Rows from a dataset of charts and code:
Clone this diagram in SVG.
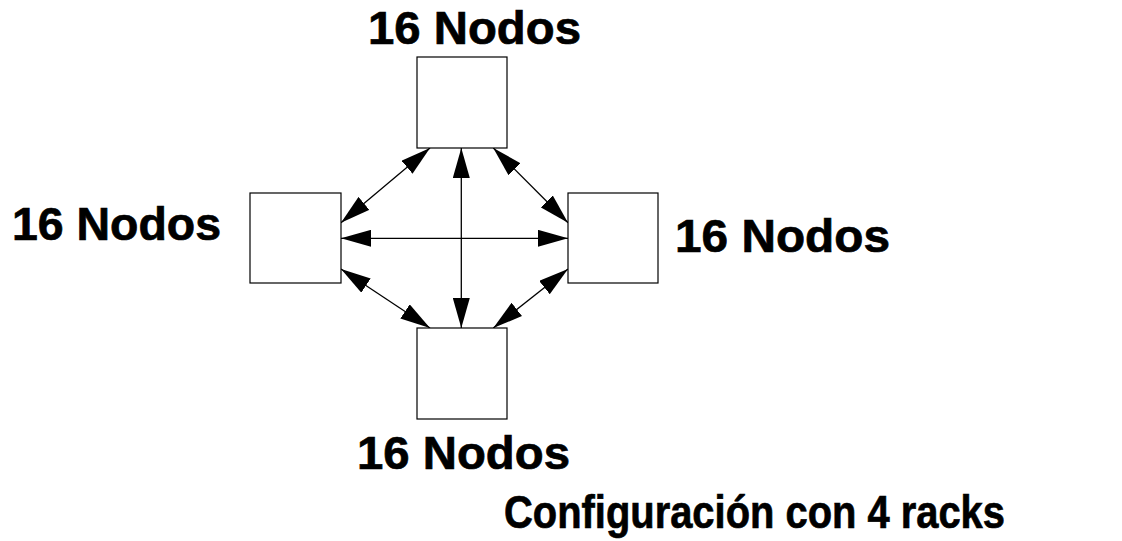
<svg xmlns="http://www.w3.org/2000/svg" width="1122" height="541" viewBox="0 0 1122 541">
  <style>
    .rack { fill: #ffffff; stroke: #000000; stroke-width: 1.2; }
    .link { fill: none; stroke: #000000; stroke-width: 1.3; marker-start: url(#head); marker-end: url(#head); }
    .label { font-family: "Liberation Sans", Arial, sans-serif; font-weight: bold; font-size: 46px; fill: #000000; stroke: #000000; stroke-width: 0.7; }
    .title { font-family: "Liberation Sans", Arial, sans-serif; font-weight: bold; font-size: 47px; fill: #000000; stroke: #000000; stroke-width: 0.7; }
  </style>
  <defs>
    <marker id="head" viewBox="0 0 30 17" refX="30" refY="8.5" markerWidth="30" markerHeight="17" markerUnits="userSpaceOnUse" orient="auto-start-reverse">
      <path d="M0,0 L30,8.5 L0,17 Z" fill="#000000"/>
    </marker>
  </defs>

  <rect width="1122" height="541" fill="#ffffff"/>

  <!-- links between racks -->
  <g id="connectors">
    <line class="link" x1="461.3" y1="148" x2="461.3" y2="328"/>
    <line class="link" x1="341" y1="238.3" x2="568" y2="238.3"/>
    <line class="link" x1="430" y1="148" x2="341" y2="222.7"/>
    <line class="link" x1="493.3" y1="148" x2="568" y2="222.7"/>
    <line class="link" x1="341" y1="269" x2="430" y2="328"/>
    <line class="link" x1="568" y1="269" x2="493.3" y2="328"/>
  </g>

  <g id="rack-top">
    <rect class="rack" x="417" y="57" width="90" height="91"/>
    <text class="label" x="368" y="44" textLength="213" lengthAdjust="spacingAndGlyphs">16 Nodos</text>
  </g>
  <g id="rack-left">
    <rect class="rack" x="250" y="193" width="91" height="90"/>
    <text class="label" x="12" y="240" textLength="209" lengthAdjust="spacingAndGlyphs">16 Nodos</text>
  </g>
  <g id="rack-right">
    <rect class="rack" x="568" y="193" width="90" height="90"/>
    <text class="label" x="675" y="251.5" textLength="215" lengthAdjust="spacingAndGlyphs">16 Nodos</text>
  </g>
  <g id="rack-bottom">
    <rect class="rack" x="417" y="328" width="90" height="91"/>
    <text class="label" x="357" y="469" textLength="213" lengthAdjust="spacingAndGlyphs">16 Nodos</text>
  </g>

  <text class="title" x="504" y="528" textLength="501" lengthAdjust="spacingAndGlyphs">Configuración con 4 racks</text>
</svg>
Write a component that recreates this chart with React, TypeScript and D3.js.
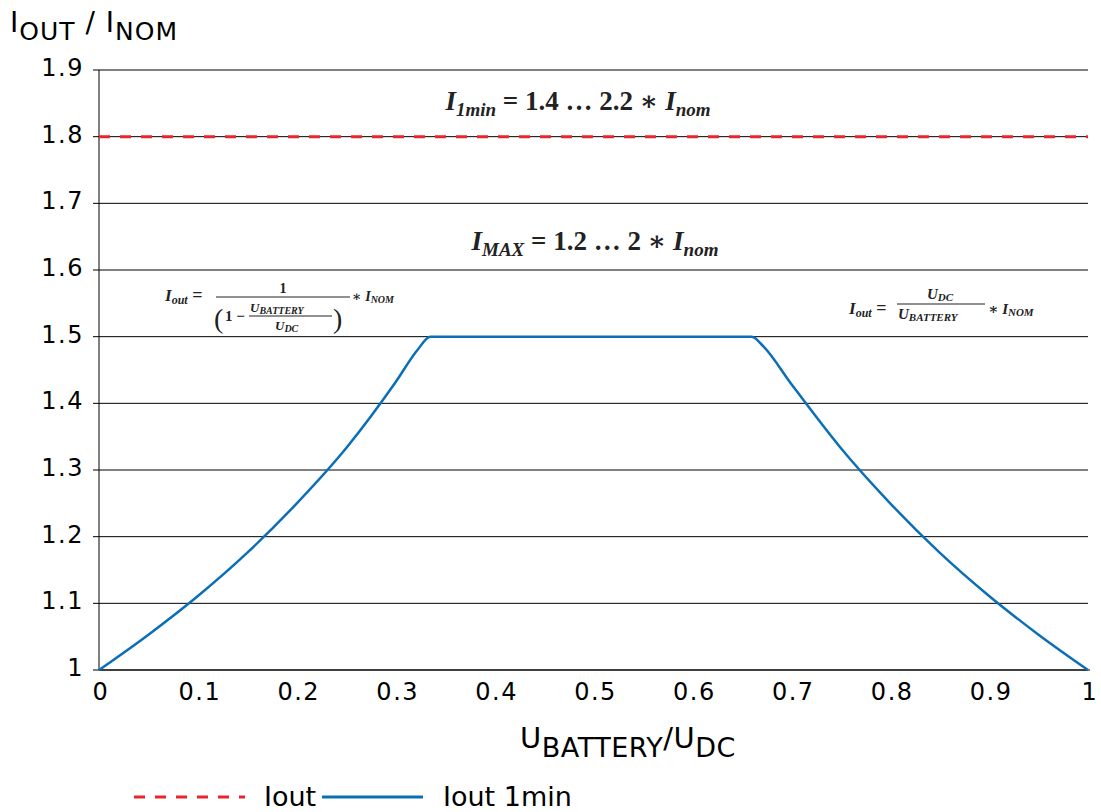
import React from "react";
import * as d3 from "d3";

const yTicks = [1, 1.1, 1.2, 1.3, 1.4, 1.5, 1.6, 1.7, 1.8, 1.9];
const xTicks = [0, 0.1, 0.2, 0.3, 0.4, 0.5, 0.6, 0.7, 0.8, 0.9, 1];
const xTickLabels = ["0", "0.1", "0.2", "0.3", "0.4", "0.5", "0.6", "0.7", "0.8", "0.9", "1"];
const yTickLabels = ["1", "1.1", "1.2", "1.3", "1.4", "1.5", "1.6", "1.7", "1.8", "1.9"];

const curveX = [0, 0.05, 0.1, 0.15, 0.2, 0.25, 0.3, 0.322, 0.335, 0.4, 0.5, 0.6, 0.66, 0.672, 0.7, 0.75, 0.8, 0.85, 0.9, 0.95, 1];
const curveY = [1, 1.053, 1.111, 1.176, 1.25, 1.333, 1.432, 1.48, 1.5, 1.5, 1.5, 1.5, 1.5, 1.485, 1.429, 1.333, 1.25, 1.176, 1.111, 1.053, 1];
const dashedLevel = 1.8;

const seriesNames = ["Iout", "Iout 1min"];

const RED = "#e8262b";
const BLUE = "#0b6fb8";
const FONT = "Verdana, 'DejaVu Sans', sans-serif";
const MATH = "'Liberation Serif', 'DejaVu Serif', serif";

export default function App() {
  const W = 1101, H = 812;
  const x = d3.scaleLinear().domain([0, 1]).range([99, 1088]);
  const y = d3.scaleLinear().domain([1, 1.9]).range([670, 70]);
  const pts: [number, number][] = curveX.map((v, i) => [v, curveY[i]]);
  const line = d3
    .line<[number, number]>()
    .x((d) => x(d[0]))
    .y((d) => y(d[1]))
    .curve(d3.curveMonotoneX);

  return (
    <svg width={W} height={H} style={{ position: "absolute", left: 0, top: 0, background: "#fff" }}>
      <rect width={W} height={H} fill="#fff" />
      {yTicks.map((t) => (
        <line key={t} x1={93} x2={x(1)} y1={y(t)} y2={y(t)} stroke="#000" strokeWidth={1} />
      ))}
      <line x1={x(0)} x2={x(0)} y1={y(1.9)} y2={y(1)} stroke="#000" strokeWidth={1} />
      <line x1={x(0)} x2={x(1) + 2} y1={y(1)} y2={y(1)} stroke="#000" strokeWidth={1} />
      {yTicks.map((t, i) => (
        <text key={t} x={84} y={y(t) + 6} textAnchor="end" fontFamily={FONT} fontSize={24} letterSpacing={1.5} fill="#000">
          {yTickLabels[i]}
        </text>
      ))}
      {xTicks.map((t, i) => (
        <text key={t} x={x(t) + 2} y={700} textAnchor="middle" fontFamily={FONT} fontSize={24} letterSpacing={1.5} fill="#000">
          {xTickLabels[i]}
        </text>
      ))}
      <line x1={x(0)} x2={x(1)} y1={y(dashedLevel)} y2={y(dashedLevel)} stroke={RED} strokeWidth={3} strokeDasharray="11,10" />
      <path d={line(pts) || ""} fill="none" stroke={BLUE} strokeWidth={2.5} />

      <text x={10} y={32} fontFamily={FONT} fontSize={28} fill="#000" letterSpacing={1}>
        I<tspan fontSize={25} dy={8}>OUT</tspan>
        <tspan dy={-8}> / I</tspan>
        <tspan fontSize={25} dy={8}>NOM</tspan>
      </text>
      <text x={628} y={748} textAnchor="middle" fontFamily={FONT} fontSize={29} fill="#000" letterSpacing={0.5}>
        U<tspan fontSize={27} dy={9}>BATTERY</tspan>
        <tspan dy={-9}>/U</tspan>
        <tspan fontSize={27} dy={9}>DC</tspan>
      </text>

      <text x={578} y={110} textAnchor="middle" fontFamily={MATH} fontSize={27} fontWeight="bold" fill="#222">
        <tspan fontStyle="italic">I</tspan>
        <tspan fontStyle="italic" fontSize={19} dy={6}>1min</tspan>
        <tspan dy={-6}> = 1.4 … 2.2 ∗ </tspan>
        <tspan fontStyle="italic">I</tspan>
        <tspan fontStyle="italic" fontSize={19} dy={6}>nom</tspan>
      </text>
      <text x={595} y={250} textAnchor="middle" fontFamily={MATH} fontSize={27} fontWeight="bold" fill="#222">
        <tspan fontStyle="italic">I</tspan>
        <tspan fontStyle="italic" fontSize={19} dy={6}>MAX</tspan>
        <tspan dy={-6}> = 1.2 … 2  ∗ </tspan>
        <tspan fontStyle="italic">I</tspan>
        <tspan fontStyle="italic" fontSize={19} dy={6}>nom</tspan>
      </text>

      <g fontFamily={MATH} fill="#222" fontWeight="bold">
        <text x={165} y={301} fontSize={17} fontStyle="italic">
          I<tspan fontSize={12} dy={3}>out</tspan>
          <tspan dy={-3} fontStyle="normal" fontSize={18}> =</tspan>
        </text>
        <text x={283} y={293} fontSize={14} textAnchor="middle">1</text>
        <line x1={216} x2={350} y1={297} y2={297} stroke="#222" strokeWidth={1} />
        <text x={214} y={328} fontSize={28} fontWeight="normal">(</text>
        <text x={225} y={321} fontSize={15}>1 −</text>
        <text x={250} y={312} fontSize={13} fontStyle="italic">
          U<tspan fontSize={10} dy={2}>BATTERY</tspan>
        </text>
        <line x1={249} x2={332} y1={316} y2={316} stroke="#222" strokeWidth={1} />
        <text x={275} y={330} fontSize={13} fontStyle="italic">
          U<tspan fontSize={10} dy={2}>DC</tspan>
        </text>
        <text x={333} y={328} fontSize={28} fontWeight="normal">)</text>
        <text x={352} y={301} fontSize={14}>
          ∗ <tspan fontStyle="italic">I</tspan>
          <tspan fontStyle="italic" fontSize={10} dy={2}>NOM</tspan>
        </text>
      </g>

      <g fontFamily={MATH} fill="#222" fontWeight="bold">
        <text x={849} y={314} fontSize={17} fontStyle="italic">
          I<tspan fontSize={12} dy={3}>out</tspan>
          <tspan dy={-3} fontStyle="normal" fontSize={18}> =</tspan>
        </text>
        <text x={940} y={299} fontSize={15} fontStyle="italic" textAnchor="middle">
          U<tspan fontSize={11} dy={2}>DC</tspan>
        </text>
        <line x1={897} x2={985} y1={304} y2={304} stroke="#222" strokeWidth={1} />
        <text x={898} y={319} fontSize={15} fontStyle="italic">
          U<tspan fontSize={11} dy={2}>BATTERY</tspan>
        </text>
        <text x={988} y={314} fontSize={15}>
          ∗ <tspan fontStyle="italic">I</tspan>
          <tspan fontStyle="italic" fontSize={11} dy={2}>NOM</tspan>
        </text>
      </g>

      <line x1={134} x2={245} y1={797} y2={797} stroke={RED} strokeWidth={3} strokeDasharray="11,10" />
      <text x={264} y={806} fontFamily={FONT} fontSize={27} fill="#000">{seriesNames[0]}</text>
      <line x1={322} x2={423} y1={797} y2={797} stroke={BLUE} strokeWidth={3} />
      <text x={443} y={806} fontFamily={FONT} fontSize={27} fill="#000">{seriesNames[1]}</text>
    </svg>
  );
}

Task statement | In the listing above, find the line with "Write a component" and the line with "const dashedLevel = 1.8;". Copy both of them and every line between, exactly, but not the pictures.

Full solution |
Write a component that recreates this chart with React, TypeScript and D3.js.
import React from "react";
import * as d3 from "d3";

const yTicks = [1, 1.1, 1.2, 1.3, 1.4, 1.5, 1.6, 1.7, 1.8, 1.9];
const xTicks = [0, 0.1, 0.2, 0.3, 0.4, 0.5, 0.6, 0.7, 0.8, 0.9, 1];
const xTickLabels = ["0", "0.1", "0.2", "0.3", "0.4", "0.5", "0.6", "0.7", "0.8", "0.9", "1"];
const yTickLabels = ["1", "1.1", "1.2", "1.3", "1.4", "1.5", "1.6", "1.7", "1.8", "1.9"];

const curveX = [0, 0.05, 0.1, 0.15, 0.2, 0.25, 0.3, 0.322, 0.335, 0.4, 0.5, 0.6, 0.66, 0.672, 0.7, 0.75, 0.8, 0.85, 0.9, 0.95, 1];
const curveY = [1, 1.053, 1.111, 1.176, 1.25, 1.333, 1.432, 1.48, 1.5, 1.5, 1.5, 1.5, 1.5, 1.485, 1.429, 1.333, 1.25, 1.176, 1.111, 1.053, 1];
const dashedLevel = 1.8;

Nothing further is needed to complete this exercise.